Existing method 2: The research data program provided by manufacturers such as DYD is not commonly seen. Although they hold all users’ data, which can guarantee the data completeness, the data only be shared on a fixed interval time, such as once a year. This still can cause data delay and set barriers for real-time data availability. However, the data from this program is anonymized and coded before researchers acquire access, which can guarantee data privacy. The manufacturers have simplified the operations for data donors which only need them to consent to join the program, and then their data can be shared with partners of the program for research purposes. It will not take too much burden on donors and also can increase their engagement. Besides, the data is pre-processed by manufacturers before shared with researchers; therefore, they will put little effort into data integration. Furthermore, since such program grants free access to the data for partners, it can significantly reduce the study cost.

Proposed method: The API-integrated platform includes both user-friendly front-end and automatic working back-end. Similar to DYD, complete data with accurate value is directly retrieved from the data pool of the manufacturers with standardized format (e.g. JSON); meanwhile, the back-end scripts can run continuously to stream instant data without any data delay. To ensure data privacy, sensitive information will not be collected by distributing a specific ID to each donor to represent their identity. A user-friendly interface will be provided through which the data donors can give their consent with simple click operations, and then it will build a bridge between the platform and their remote data pool. Based on this, the platform can automatically retrieve the data with no more task from donors. For researchers, all data can be stored in a structured database without any additional process of data integration, which will optimize querying of data and following analysis. Moreover, the provided real-time data presents more opportunities for further healthcare research.

Conducting studies to quantitively measure these five scales will be the next step. Among them, data completeness can be quantified by the proportion of non-blank values against the potential complete dataset. By using prepared survey questionnaires to measure data donors’ perceived level of privacy, data privacy can be evaluated in a subjective way. Furthermore, the timestamp of the latest data that can be retrieved reflects the level of data delay. About the usability, it will be measured through heuristic evaluation with a rating scale.

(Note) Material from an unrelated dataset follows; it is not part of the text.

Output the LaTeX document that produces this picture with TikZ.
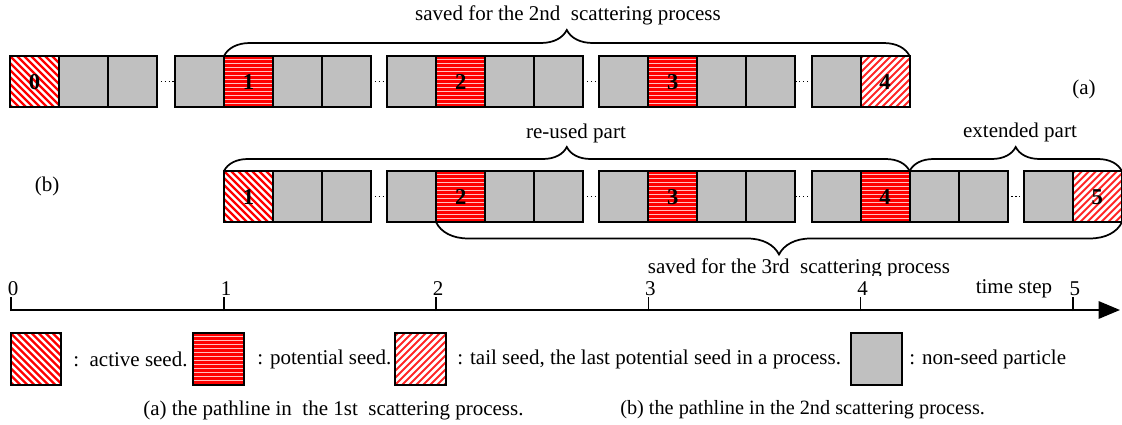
\documentclass[tikz,border=0pt]{standalone}
\usepackage{fontspec}
\setmainfont{Liberation Serif}
\usetikzlibrary{decorations.pathreplacing,arrows.meta,calc}
\definecolor{cellgray}{RGB}{192,192,192}
\definecolor{seedred}{RGB}{255,0,0}
\tikzset{
  txt/.style={font=\fontsize{15.75}{18}\selectfont, inner sep=0pt},
  cell/.style={draw=black, line width=1.5pt, minimum width=36.75pt, minimum height=38.6pt,
     inner sep=0pt, outer sep=0pt, anchor=north west, font=\fontsize{17}{18}\selectfont\bfseries},
  graycell/.style={cell, fill=cellgray},
  activecell/.style={cell, fill=white, path picture={
     \foreach \k in {-63,-56,...,63}
       \draw[seedred, line width=1.7pt] ($(path picture bounding box.north west)+(\k,0)$) -- ++(70,70);}},
  tailcell/.style={cell, fill=white, path picture={
     \foreach \k in {-63,-56,...,63}
       \draw[seedred!85, line width=1.5pt] ($(path picture bounding box.south west)+(\k,0)$) -- ++(70,-70);}},
  potcell/.style={cell, fill=seedred!25, path picture={
     \foreach \k in {0,...,13}
       \draw[seedred, line width=1.6pt] ($(path picture bounding box.north west)+(-3,\k*4+1.5)$) -- ++(60,0);}},
  brc/.style={decorate, line width=1.3pt, decoration={brace, amplitude=#1}},
  gapdots/.style={dotted, line width=0.9pt},
}
\newcommand{\num}[1]{\raisebox{-5pt}{#1}}
\begin{document}
\begin{tikzpicture}[x=0.75pt, y=-0.75pt]
\fill[white] (0,0) rectangle (1122,425);
\useasboundingbox (0,0) rectangle (1122,425);
\def\W{49}
\def\Sa{224}\def\Sb{436.2}\def\Sc{648.4}\def\Sd{860.6}\def\Se{1072.8}
% ---------------- row (a) ----------------
\def\ya{56}
\node[activecell] (a0) at (10,\ya) {\num{0}};
\node[graycell] (ag1) at (59,\ya) {};
\node[graycell] (ag2) at (108,\ya) {};
\foreach \s/\n in {\Sa/1,\Sb/2,\Sc/3}{
  \node[graycell] (a\n L) at (\s-\W,\ya) {};
  \node[potcell] (a\n) at (\s,\ya) {\num{\n}};
  \node[graycell] (a\n R1) at (\s+\W,\ya) {};
  \node[graycell] (a\n R2) at (\s+2*\W,\ya) {};
}
\node[graycell] (a4L) at (\Sd-\W,\ya) {};
\node[tailcell] (a4) at (\Sd,\ya) {\num{4}};
\draw[gapdots] (ag2.east) -- (a1L.west);
\draw[gapdots] (a1R2.east) -- (a2L.west);
\draw[gapdots] (a2R2.east) -- (a3L.west);
\draw[gapdots] (a3R2.east) -- (a4L.west);
\draw[brc=19.5pt] (a1.north west) -- (a4.north east);
\node[txt] (ta) at (568,15) {saved for the 2nd\ \ scattering process};
\node[txt] (la) at (1084,89) {(a)};
% ---------------- row (b) ----------------
\def\yb{171}
\node[activecell] (b1) at (\Sa,\yb) {\num{1}};
\node[graycell] (b1R1) at (\Sa+\W,\yb) {};
\node[graycell] (b1R2) at (\Sa+2*\W,\yb) {};
\foreach \s/\n in {\Sb/2,\Sc/3,\Sd/4}{
  \node[graycell] (b\n L) at (\s-\W,\yb) {};
  \node[potcell] (b\n) at (\s,\yb) {\num{\n}};
  \node[graycell] (b\n R1) at (\s+\W,\yb) {};
  \node[graycell] (b\n R2) at (\s+2*\W,\yb) {};
}
\node[graycell] (b5L) at (\Se-\W,\yb) {};
\node[tailcell] (b5) at (\Se,\yb) {\num{5}};
\draw[gapdots] (b1R2.east) -- (b2L.west);
\draw[gapdots] (b2R2.east) -- (b3L.west);
\draw[gapdots] (b3R2.east) -- (b4L.west);
\draw[gapdots] (b4R2.east) -- (b5L.west);
\draw[brc=18pt] (b1.north west) -- (b4.north east);
\draw[brc=18pt] (b4.north east) -- (b5.north east);
\draw[brc=24pt] (b5.south east) -- (b2.south west);
\node[txt] (tru) at (576,133) {re-used part};
\node[txt] (tex) at (1020,132) {extended part};
\begin{scope}
  \clip (600,250) rectangle (1000,275);
  \node[txt] (tsv) at (799,268) {saved for the 3rd\ \ scattering process};
\end{scope}
\node[txt] (lb) at (47,186) {(b)};
% ---------------- time axis ----------------
\coordinate (ax0) at (10,310);
\coordinate (ax1) at (1120,310);
\draw[line width=1.5pt, -{Triangle[length=16pt,width=13pt]}] (ax0) -- (ax1);
\foreach \x/\n in {11/0,\Sa/1,\Sb/2,\Sc/3,\Sd/4,\Se/5}{
  \draw[line width=1.2pt] (\x,311) -- (\x,297);
  \node[txt] (t\n) at (\x+2,289) {\n};
}
\node[txt] (tstep) at (1014,289) {time step};
% ---------------- legend ----------------
\tikzset{legcell/.style={minimum width=38pt, minimum height=39pt}}
\node[activecell, legcell] (l1) at (10.5,333) {};
\node[txt, anchor=west] (l1t) at (73,359) {:\ \ active seed.};
\node[potcell, legcell] (l2) at (193,333) {};
\node[txt, anchor=west] (l2t) at (257,359) {: potential seed.};
\node[tailcell, legcell] (l3) at (395,333) {};
\node[txt, anchor=west] (l3t) at (457,359) {: tail seed, the last potential seed in a process.};
\node[graycell, legcell] (l4) at (851,333) {};
\node[txt, anchor=west] (l4t) at (909,359) {: non-seed particle};
\node[txt, anchor=west] (ca) at (143,410) {(a) the pathline in\ \ the 1st\ \ scattering process.};
\node[txt, anchor=west, font=\fontsize{15.2}{18}\selectfont] (cb) at (620,410) {(b) the pathline in the 2nd scattering process.};
\end{tikzpicture}
\end{document}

More specifically, evaluators will be assigned tasks from the data donor and researcher side to give subjective ratings when using and comparing three methods. Besides, more objective metrics, such as task completion time, will be added to examine the methods. Thus, the comparison will continue to happen in future studies.

Application: This platform can be used on the study of public health monitoring through IoT sensors, especially for the study involves with “Big Data”, since it provides a reliable channel in the data collection which is a key component of the study. With the deployment of this step, it is feasible to apply data analysis techniques such as machine learning and deep learning on Big Data. The potential advantage of this platform is that it will considerably increase the data completeness and reduce the data collection time; meanwhile, it can also release data donors’ operation burden on data sharing, which may result in higher response rate. Furthermore, our platform will provide not only historical data but also real-time data. For the application of historical data, public health researchers can understand users’ past behaviour routines and give guidance to them to optimize their health. For the usage of instant data, researchers can develop a simultaneous health monitoring system with the feature of information visualization, such as a dashboard which will enable healthcare units to understand individuals’ health status and deploy their prompt cure.